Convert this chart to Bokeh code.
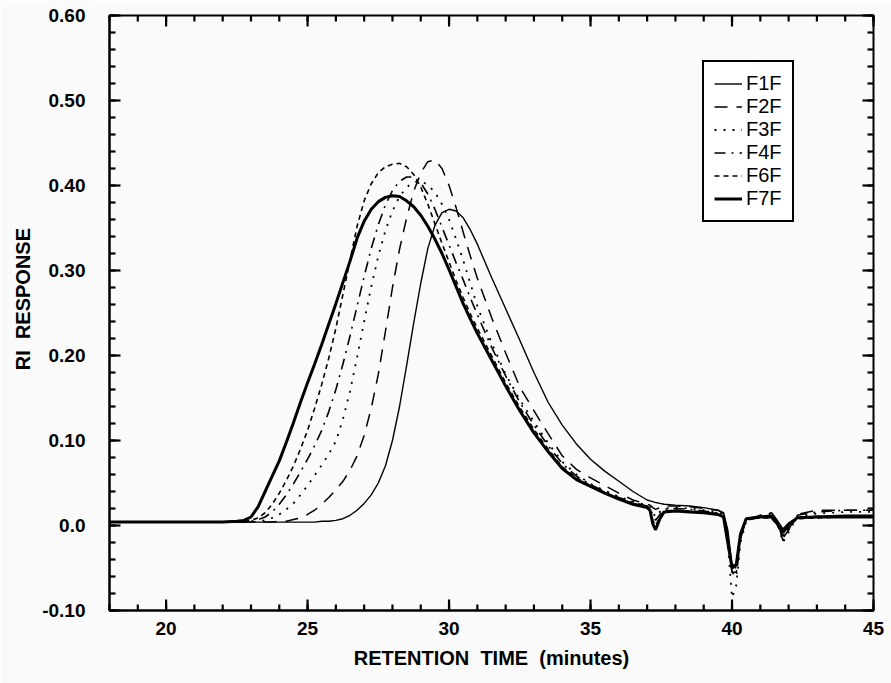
import numpy as np
from bokeh.plotting import figure
from bokeh.models import Range1d, LinearAxis, FixedTicker, CustomJSTickFormatter
from bokeh.embed import file_html
from bokeh.resources import INLINE

# retention time grid (minutes)
t = [18.0, 20.0, 21.0, 22.0,
     22.5, 22.75, 23.0, 23.25, 23.5, 23.75, 24.0, 24.25, 24.5, 24.75, 25.0, 25.25,
     25.5, 25.75, 26.0, 26.25, 26.5, 26.75, 27.0, 27.25, 27.5, 27.75, 28.0, 28.25,
     28.5, 28.75, 29.0, 29.25, 29.5, 29.75, 30.0, 30.25, 30.5, 30.75, 31.0,
     31.5, 32.0, 32.5, 33.0, 33.5, 34.0, 34.5, 35.0, 35.5, 36.0, 36.5, 37.0,
     37.1, 37.2, 37.3, 37.45, 37.6, 38.0, 38.5, 39.0, 39.5, 39.7, 39.85, 40.0,
     40.15, 40.3, 40.5, 41.0, 41.4, 41.6, 41.8, 42.0, 42.3, 43.0, 44.0, 45.0]

f1f = [0.004, 0.004, 0.004, 0.004,
       0.004, 0.004, 0.004, 0.004, 0.004, 0.004, 0.004, 0.004, 0.004, 0.004, 0.004, 0.004,
       0.005, 0.005, 0.006, 0.008, 0.012, 0.018, 0.026, 0.036, 0.050, 0.070, 0.100, 0.140,
       0.188, 0.238, 0.285, 0.326, 0.353, 0.368, 0.372, 0.370, 0.362, 0.348, 0.331,
       0.292, 0.255, 0.218, 0.180, 0.145, 0.118, 0.096, 0.078, 0.064, 0.052, 0.040, 0.030,
       0.029, 0.028, 0.027, 0.026, 0.025, 0.024, 0.023, 0.021, 0.018, 0.015, -0.005, -0.045,
       -0.048, -0.012, 0.008, 0.011, 0.012, 0.006, -0.004, 0.003, 0.009, 0.011, 0.012, 0.012]

f2f = [0.004, 0.004, 0.004, 0.004,
       0.004, 0.004, 0.004, 0.004, 0.004, 0.004, 0.005, 0.005, 0.007, 0.009, 0.013, 0.018,
       0.025, 0.033, 0.042, 0.052, 0.065, 0.082, 0.106, 0.138, 0.178, 0.228, 0.280, 0.325,
       0.362, 0.393, 0.415, 0.428, 0.430, 0.420, 0.400, 0.374, 0.345, 0.317, 0.291,
       0.245, 0.203, 0.163, 0.135, 0.108, 0.082, 0.066, 0.056, 0.047, 0.038, 0.030, 0.025,
       0.024, 0.021, 0.019, 0.021, 0.023, 0.023, 0.022, 0.020, 0.018, 0.014, -0.010, -0.055,
       -0.055, -0.015, 0.006, 0.012, 0.015, 0.006, -0.018, -0.005, 0.013, 0.018, 0.018, 0.018]

f3f = [0.004, 0.004, 0.004, 0.004,
       0.004, 0.004, 0.004, 0.005, 0.006, 0.009, 0.013, 0.019, 0.026, 0.036, 0.047, 0.059,
       0.071, 0.084, 0.099, 0.125, 0.158, 0.198, 0.240, 0.281, 0.317, 0.347, 0.370, 0.387,
       0.398, 0.404, 0.405, 0.401, 0.392, 0.378, 0.360, 0.337, 0.312, 0.285, 0.258,
       0.215, 0.178, 0.148, 0.122, 0.097, 0.075, 0.060, 0.049, 0.041, 0.034, 0.028, 0.024,
       0.022, 0.015, 0.010, 0.016, 0.020, 0.021, 0.020, 0.018, 0.016, 0.012, -0.020, -0.085,
       -0.070, -0.020, 0.005, 0.012, 0.014, 0.005, -0.020, -0.008, 0.010, 0.014, 0.016, 0.016]

f4f = [0.004, 0.004, 0.004, 0.004,
       0.004, 0.004, 0.005, 0.007, 0.010, 0.016, 0.025, 0.036, 0.049, 0.063, 0.078, 0.094,
       0.112, 0.134, 0.160, 0.190, 0.223, 0.258, 0.293, 0.326, 0.354, 0.377, 0.394, 0.405,
       0.410, 0.410, 0.403, 0.390, 0.372, 0.351, 0.330, 0.309, 0.289, 0.268, 0.248,
       0.210, 0.176, 0.145, 0.118, 0.094, 0.073, 0.058, 0.048, 0.040, 0.033, 0.027, 0.023,
       0.021, 0.012, 0.006, 0.013, 0.019, 0.020, 0.019, 0.017, 0.015, 0.012, -0.010, -0.055,
       -0.060, -0.015, 0.006, 0.010, 0.012, 0.004, -0.015, -0.005, 0.012, 0.016, 0.018, 0.018]

f6f = [0.004, 0.004, 0.004, 0.004,
       0.004, 0.005, 0.006, 0.009, 0.015, 0.025, 0.038, 0.053, 0.070, 0.090, 0.112, 0.138,
       0.166, 0.197, 0.232, 0.272, 0.312, 0.352, 0.382, 0.402, 0.415, 0.422, 0.425, 0.426,
       0.422, 0.413, 0.398, 0.378, 0.355, 0.332, 0.310, 0.288, 0.268, 0.249, 0.232,
       0.200, 0.168, 0.139, 0.113, 0.090, 0.069, 0.056, 0.047, 0.039, 0.032, 0.026, 0.022,
       0.019, 0.006, 0.000, 0.010, 0.017, 0.018, 0.017, 0.016, 0.014, 0.011, -0.015, -0.048,
       -0.050, -0.012, 0.007, 0.009, 0.009, 0.000, -0.012, -0.002, 0.008, 0.009, 0.010, 0.010]

f7f = [0.004, 0.004, 0.004, 0.004,
       0.005, 0.006, 0.010, 0.022, 0.040, 0.058, 0.076, 0.098, 0.121, 0.145, 0.168, 0.190,
       0.213, 0.237, 0.261, 0.286, 0.311, 0.338, 0.358, 0.372, 0.381, 0.386, 0.388, 0.387,
       0.382, 0.375, 0.365, 0.352, 0.337, 0.320, 0.301, 0.281, 0.261, 0.243, 0.226,
       0.195, 0.164, 0.135, 0.109, 0.087, 0.067, 0.054, 0.046, 0.038, 0.031, 0.025, 0.021,
       0.018, 0.002, -0.005, 0.008, 0.016, 0.017, 0.016, 0.015, 0.013, 0.010, -0.020, -0.050,
       -0.046, -0.010, 0.008, 0.010, 0.010, 0.002, -0.008, 0.001, 0.009, 0.010, 0.010, 0.010]

x_major = [20, 25, 30, 35, 40, 45]
x_minor = [18, 19, 20, 21, 22, 23, 24, 25, 26, 27, 28, 29, 30, 31, 32, 33, 34, 35,
           36, 37, 38, 39, 40, 41, 42, 43, 44, 45]
y_major = [-0.10, 0.0, 0.10, 0.20, 0.30, 0.40, 0.50, 0.60]
y_minor = [-0.10, -0.08, -0.06, -0.04, -0.02, 0.0, 0.02, 0.04, 0.06, 0.08, 0.10,
           0.12, 0.14, 0.16, 0.18, 0.20, 0.22, 0.24, 0.26, 0.28, 0.30, 0.32, 0.34,
           0.36, 0.38, 0.40, 0.42, 0.44, 0.46, 0.48, 0.50, 0.52, 0.54, 0.56, 0.58, 0.60]

X0, X1 = 18, 45
Y0, Y1 = -0.10, 0.60
W, H = 891, 683
BL, BR, BT, BB = 109, 18, 15, 73
BG = "#fafafa"
FONT = "Liberation Sans"

p = figure(width=W, height=H, output_backend="svg", toolbar_location=None,
           x_range=Range1d(X0, X1), y_range=Range1d(Y0, Y1),
           x_axis_type=None, y_axis_type=None,
           min_border_left=BL, min_border_right=BR, min_border_top=BT, min_border_bottom=BB)
p.background_fill_color = BG
p.border_fill_color = BG
p.outline_line_color = "black"
p.outline_line_alpha = 1.0
p.outline_line_width = 2
p.xgrid.visible = False
p.ygrid.visible = False

yfmt = CustomJSTickFormatter(code="return Math.abs(tick) < 1e-9 ? '0.0' : tick.toFixed(2);")


def style_axis(ax):
    ax.axis_line_color = "black"
    ax.axis_line_width = 2
    ax.major_tick_in = 0
    ax.major_tick_out = 0
    ax.minor_tick_in = 0
    ax.minor_tick_out = 0
    ax.major_tick_line_color = None
    ax.minor_tick_line_color = None
    ax.major_label_text_font = FONT
    ax.major_label_text_font_style = "bold"
    ax.major_label_text_font_size = "19px"
    ax.major_label_text_color = "black"
    ax.axis_label_text_font = FONT
    ax.axis_label_text_font_style = "bold"
    ax.axis_label_text_font_size = "20px"
    ax.axis_label_text_color = "black"


xb = LinearAxis(ticker=FixedTicker(ticks=x_major),
                axis_label="RETENTION\u00a0\u00a0TIME\u00a0\u00a0(minutes)")
style_axis(xb)
xb.major_label_standoff = 11
xb.axis_label_standoff = 9
p.add_layout(xb, "below")

yl = LinearAxis(ticker=FixedTicker(ticks=y_major), formatter=yfmt,
                axis_label="\u00a0\u00a0\u00a0\u00a0\u00a0RI\u00a0\u00a0RESPONSE")
style_axis(yl)
yl.major_label_standoff = 24
yl.axis_label_standoff = 5
p.add_layout(yl, "left")

series = [
    ("F1F", f1f, 1.4, "solid"),
    ("F2F", f2f, 1.5, "13 9"),
    ("F3F", f3f, 1.8, "2 7"),
    ("F4F", f4f, 1.6, "11 6 2 6"),
    ("F6F", f6f, 1.6, "5 4"),
    ("F7F", f7f, 3.0, "solid"),
]
for name, vals, lw, dash in series:
    p.line(t, vals, line_color="black", line_width=lw, line_dash=dash, legend_label=name)

# inward tick marks on all four sides (pixel lengths converted to data units)
fx = (X1 - X0) / (W - BL - BR)
fy = (Y1 - Y0) / (H - BT - BB)
tick_xs, tick_ys = [], []
for ticks, ln in ((x_minor, 6), (x_major, 11)):
    for v in ticks:
        tick_xs += [[v, v], [v, v]]
        tick_ys += [[Y0, Y0 + ln * fy], [Y1, Y1 - ln * fy]]
for ticks, ln in ((y_minor, 6), (y_major, 11)):
    for v in ticks:
        tick_xs += [[X0, X0 + ln * fx], [X1, X1 - ln * fx]]
        tick_ys += [[v, v], [v, v]]
tr = p.multi_line(xs=tick_xs, ys=tick_ys, line_color="black", line_width=2.2)
tr.level = "overlay"

lg = p.legend[0]
lg.location = (593, 388)
lg.border_line_color = "black"
lg.border_line_alpha = 1.0
lg.border_line_width = 2
lg.background_fill_color = "white"
lg.background_fill_alpha = 1.0
lg.label_text_font = FONT
lg.label_text_font_size = "20px"
lg.label_text_color = "black"
lg.padding = 10
lg.spacing = 0
lg.margin = 0
lg.label_height = 23
lg.glyph_height = 23
lg.glyph_width = 28
lg.label_standoff = 4

open("out.html", "w").write(file_html(p, INLINE))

● ● ●

▶ _Written instruction_
Leave out the pictures and repeat exactly the lines from the start of the material through the line that contains "from bokeh.resources import INLINE", both included.

▶ _Complete answer_
Convert this chart to Bokeh code.
import numpy as np
from bokeh.plotting import figure
from bokeh.models import Range1d, LinearAxis, FixedTicker, CustomJSTickFormatter
from bokeh.embed import file_html
from bokeh.resources import INLINE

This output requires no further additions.